Heinz Hoffmann
With deep sorrow we learned that Heinz Hoffmann passed away on 28. February of this year. He had been an eminent scientist in the field of colloid research since the late 1960’s and was very instrumental in starting and running ECIS. With him ECIS has lost one of his founding fathers and honorary members, who shaped the society very much in its fledgling years. He was its first President in 1987 and its General Secretary from 1987-2000. ECIS has always been very dear to him, considering it like his “colloid family” of friends and colleagues, as it certainly feels to many of us as well. He kept coming to the conference long after his retirement in 2003 with the conference in Ljubljana in 2018 being his last participation.
He started his research career with a PhD from the Technical University in Karlsruhe in the field of electrochemistry in 1962, to be followed by a postdoctoral stay at Case Western Reserve University in Cleveland. There he not only became familiar with modern methods to study fast kinetics but also met his charming wife Claudia with whom he stayed happily together for the rest of his life. Applying the techniques for fast kinetics to study surfactant systems then became his first venture into colloid science. It led to pioneering work for understanding the dynamics of the micellisation process, which is very important from a fundamental point of view but also highly relevant for many applications of amphiphilic systems. With this research field he moved in 1975 as a full professor to the newly founded University Bayreuth, where quickly he established a large lab focusing on fundamental surfactant science. In the course of the following years, he and his team tackled many topics from colloid science: investigating lyotropic liquid crystals such as ringing gels or iridescent lamellar phases, the structure and rheology of viscoelastic surfactant solutions and vesicel gels, sponge phases (L3), the properties of dispersed clay particles or solubilization with the help of surfactants, just to name a few. In his research he addressed many fundamental scientific questions, but at the same time always had a good notion for how such fundament properties could be converted to interesting practical applications. Especially in the later stages of his career such application oriented research was becoming increasingly important to him and after his university retirement he started an independent research lab, where he did applied colloid research funded by industry grants.
For his work Heinz Hoffmann received many awards, the most prominent ones certainly being the Overbeek medal from ECIS (2011), the Nernst-Haber-Bodenstein Prize of the German Bunsen Society (1976), the Ostwald Prize (1995) of the German Colloid Society, and the Lectureship Award from the Chemical Society of Japan (1998). This shows the high esteem that he enjoyed in the international scientific community and he was highly active in promoting international collaborations. However, he also was instrumental in making the University of Bayreuth an internationally known centre of colloid science, for instance by establishing the Bayreuth Centre for Colloids and Interfaces (BZKG) in 2000, an institution for whose founding he had been working for a longer time.

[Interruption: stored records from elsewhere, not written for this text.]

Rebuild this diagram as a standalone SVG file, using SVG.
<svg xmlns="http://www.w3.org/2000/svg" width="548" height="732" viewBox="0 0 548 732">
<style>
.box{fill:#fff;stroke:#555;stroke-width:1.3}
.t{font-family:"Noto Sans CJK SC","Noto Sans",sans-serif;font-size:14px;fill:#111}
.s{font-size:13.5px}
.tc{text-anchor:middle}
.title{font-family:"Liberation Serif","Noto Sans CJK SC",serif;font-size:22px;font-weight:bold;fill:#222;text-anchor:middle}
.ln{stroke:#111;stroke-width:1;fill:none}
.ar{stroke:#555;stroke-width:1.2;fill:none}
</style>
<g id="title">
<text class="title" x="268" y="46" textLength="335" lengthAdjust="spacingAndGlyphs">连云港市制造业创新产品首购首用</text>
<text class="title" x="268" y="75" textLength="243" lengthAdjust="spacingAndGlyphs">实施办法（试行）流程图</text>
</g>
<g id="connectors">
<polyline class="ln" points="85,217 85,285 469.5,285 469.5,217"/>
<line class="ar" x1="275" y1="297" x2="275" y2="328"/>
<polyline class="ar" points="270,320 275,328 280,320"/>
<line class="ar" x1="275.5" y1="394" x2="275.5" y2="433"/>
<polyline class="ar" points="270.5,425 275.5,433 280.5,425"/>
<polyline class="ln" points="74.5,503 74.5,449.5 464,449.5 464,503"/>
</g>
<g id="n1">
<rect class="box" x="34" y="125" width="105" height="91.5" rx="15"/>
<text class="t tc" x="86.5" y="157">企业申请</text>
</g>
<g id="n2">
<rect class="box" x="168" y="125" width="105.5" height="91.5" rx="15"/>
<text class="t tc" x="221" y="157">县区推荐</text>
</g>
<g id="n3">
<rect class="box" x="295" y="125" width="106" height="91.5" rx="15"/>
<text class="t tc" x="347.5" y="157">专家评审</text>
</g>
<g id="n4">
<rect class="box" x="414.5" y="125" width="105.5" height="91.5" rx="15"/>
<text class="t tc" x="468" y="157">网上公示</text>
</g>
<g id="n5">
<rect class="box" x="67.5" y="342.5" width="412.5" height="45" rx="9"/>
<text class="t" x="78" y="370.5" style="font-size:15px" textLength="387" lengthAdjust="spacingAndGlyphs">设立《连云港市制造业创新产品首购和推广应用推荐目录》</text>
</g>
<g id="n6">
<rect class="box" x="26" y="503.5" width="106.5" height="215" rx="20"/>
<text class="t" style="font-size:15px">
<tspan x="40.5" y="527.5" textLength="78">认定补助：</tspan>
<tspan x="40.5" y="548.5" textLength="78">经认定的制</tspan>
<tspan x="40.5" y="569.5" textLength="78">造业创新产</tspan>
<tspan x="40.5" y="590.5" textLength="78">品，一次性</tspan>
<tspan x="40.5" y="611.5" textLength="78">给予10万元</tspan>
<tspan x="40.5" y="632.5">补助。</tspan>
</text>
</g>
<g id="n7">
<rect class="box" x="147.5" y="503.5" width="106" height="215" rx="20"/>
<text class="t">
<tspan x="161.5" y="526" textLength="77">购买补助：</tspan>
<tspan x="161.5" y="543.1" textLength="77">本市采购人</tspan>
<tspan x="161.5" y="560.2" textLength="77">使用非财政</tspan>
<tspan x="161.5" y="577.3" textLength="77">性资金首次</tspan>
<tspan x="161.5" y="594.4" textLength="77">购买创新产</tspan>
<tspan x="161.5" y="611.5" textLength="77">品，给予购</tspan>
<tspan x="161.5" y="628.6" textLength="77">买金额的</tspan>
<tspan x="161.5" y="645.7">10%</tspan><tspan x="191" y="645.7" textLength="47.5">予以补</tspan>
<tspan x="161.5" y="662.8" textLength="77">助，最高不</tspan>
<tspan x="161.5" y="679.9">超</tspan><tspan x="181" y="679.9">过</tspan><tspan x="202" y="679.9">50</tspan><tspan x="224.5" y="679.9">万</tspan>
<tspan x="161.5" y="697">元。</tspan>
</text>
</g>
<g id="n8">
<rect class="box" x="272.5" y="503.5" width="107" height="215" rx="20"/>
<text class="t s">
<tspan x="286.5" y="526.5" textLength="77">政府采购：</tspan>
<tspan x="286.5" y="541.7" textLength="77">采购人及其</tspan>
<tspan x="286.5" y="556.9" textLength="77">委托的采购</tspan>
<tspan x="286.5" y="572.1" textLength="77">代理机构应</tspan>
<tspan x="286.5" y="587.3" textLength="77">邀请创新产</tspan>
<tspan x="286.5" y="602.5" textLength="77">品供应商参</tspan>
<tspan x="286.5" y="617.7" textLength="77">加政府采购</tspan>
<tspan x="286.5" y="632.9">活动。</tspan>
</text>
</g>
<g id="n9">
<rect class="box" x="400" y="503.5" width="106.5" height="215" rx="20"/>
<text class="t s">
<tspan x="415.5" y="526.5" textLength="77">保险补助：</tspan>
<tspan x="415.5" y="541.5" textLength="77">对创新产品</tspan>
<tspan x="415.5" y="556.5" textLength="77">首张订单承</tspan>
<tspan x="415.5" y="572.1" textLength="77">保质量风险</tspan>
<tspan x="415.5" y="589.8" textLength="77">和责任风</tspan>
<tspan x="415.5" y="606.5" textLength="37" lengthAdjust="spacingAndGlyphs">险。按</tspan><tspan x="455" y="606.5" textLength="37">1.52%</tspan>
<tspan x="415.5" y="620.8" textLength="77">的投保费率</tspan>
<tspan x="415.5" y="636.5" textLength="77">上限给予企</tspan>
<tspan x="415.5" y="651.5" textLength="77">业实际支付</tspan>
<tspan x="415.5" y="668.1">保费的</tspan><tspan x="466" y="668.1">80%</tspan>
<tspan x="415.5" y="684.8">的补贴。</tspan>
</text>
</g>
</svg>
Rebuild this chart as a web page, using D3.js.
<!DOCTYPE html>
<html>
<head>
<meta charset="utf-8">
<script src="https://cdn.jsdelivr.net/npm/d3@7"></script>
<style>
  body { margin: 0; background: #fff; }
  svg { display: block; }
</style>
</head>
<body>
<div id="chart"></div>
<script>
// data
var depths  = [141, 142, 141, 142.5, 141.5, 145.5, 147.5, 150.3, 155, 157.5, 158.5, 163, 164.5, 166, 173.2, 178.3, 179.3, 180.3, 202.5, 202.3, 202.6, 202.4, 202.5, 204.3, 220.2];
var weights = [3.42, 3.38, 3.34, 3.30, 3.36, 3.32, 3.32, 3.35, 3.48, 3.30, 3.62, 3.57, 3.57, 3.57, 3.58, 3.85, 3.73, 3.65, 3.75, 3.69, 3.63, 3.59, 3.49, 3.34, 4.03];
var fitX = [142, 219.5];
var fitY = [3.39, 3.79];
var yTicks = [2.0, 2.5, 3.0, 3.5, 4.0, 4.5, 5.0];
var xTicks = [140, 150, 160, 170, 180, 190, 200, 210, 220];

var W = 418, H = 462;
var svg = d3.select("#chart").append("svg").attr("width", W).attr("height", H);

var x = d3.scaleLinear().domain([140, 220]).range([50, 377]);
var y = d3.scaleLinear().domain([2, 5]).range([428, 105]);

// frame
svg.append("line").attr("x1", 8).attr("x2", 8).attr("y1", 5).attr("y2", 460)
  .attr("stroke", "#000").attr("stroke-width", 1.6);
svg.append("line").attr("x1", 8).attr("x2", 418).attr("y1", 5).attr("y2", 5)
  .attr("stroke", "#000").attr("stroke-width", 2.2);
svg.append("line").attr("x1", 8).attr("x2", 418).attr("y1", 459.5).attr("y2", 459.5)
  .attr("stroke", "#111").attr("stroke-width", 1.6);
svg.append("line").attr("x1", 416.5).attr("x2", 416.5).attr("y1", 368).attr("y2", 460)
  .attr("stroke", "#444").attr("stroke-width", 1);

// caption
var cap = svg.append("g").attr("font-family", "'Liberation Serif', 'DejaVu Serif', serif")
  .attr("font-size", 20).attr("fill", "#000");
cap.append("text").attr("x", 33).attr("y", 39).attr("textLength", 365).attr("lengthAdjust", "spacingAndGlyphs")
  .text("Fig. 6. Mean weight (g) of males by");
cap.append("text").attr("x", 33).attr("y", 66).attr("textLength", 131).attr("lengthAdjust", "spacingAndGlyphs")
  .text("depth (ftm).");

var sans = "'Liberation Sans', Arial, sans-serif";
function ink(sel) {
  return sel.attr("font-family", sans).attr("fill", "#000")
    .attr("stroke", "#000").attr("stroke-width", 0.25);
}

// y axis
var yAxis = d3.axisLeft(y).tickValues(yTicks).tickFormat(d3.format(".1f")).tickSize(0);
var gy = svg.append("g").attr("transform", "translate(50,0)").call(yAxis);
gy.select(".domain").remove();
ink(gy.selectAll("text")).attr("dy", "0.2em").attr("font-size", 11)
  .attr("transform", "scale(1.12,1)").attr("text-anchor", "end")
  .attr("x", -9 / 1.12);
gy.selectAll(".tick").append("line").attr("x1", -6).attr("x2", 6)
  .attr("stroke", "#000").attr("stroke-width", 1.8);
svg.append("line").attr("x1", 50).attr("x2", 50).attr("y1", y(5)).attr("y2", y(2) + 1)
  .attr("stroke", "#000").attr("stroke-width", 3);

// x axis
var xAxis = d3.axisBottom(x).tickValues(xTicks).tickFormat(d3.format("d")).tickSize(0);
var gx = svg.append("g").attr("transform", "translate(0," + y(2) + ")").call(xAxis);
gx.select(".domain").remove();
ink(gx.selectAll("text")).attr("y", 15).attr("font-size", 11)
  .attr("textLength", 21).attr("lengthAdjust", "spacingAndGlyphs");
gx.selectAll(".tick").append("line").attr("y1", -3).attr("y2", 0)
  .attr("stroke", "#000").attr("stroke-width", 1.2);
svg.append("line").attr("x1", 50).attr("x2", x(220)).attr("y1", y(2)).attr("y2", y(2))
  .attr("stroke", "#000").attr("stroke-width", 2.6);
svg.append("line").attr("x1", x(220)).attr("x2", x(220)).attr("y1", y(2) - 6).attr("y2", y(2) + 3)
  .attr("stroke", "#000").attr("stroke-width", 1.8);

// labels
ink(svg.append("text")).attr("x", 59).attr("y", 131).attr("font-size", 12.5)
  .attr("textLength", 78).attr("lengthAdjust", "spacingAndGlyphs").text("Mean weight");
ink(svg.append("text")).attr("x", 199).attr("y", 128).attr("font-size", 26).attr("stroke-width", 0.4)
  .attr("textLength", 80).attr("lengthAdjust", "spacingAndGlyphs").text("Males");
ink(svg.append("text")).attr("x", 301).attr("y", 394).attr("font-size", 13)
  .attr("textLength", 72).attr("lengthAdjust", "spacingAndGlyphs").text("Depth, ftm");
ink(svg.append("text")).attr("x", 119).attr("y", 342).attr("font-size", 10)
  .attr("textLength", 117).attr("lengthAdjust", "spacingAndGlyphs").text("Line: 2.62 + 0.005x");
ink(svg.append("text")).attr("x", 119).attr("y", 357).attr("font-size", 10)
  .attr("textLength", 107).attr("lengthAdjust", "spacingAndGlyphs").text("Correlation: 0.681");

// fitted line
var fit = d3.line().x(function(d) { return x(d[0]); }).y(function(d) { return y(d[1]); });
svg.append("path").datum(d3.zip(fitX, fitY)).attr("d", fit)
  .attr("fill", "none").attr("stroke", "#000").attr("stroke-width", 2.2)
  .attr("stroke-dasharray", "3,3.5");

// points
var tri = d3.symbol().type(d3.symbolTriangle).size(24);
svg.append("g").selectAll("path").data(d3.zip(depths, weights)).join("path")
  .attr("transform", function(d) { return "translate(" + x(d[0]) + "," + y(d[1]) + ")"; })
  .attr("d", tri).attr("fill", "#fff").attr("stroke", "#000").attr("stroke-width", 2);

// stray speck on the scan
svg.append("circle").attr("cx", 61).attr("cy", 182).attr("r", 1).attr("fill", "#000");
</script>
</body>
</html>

Many of us will remember encounters with Heinz Hoffmann. He was always highly interested and enthusiastic about tackling scientific challenges and to venture into areas which were not yet well understood. In discussions with him one could always notice his enormous scientific curiosity and the will to extend our existing knowledge by using his broad knowledge and intuition in the field of Physical Chemistry. He enjoyed arguing about scientific points, being rigorous about them and enjoying the discussion but always keeping this away from a personal level. Everyone in contact with him could directly feel the honesty, empathy and generosity of his personality, as well as a good sense of humour. One could always rely on his serious interest in helping science to advance and also to support the human beings associated with this science, the colleagues, scholars, coworkers and friends around him, for whom he always had an open ear.
We all will miss him very much, but by keeping ECIS a thriving community we retain a legacy to him, which he would surely enjoy to see growing and advancing further.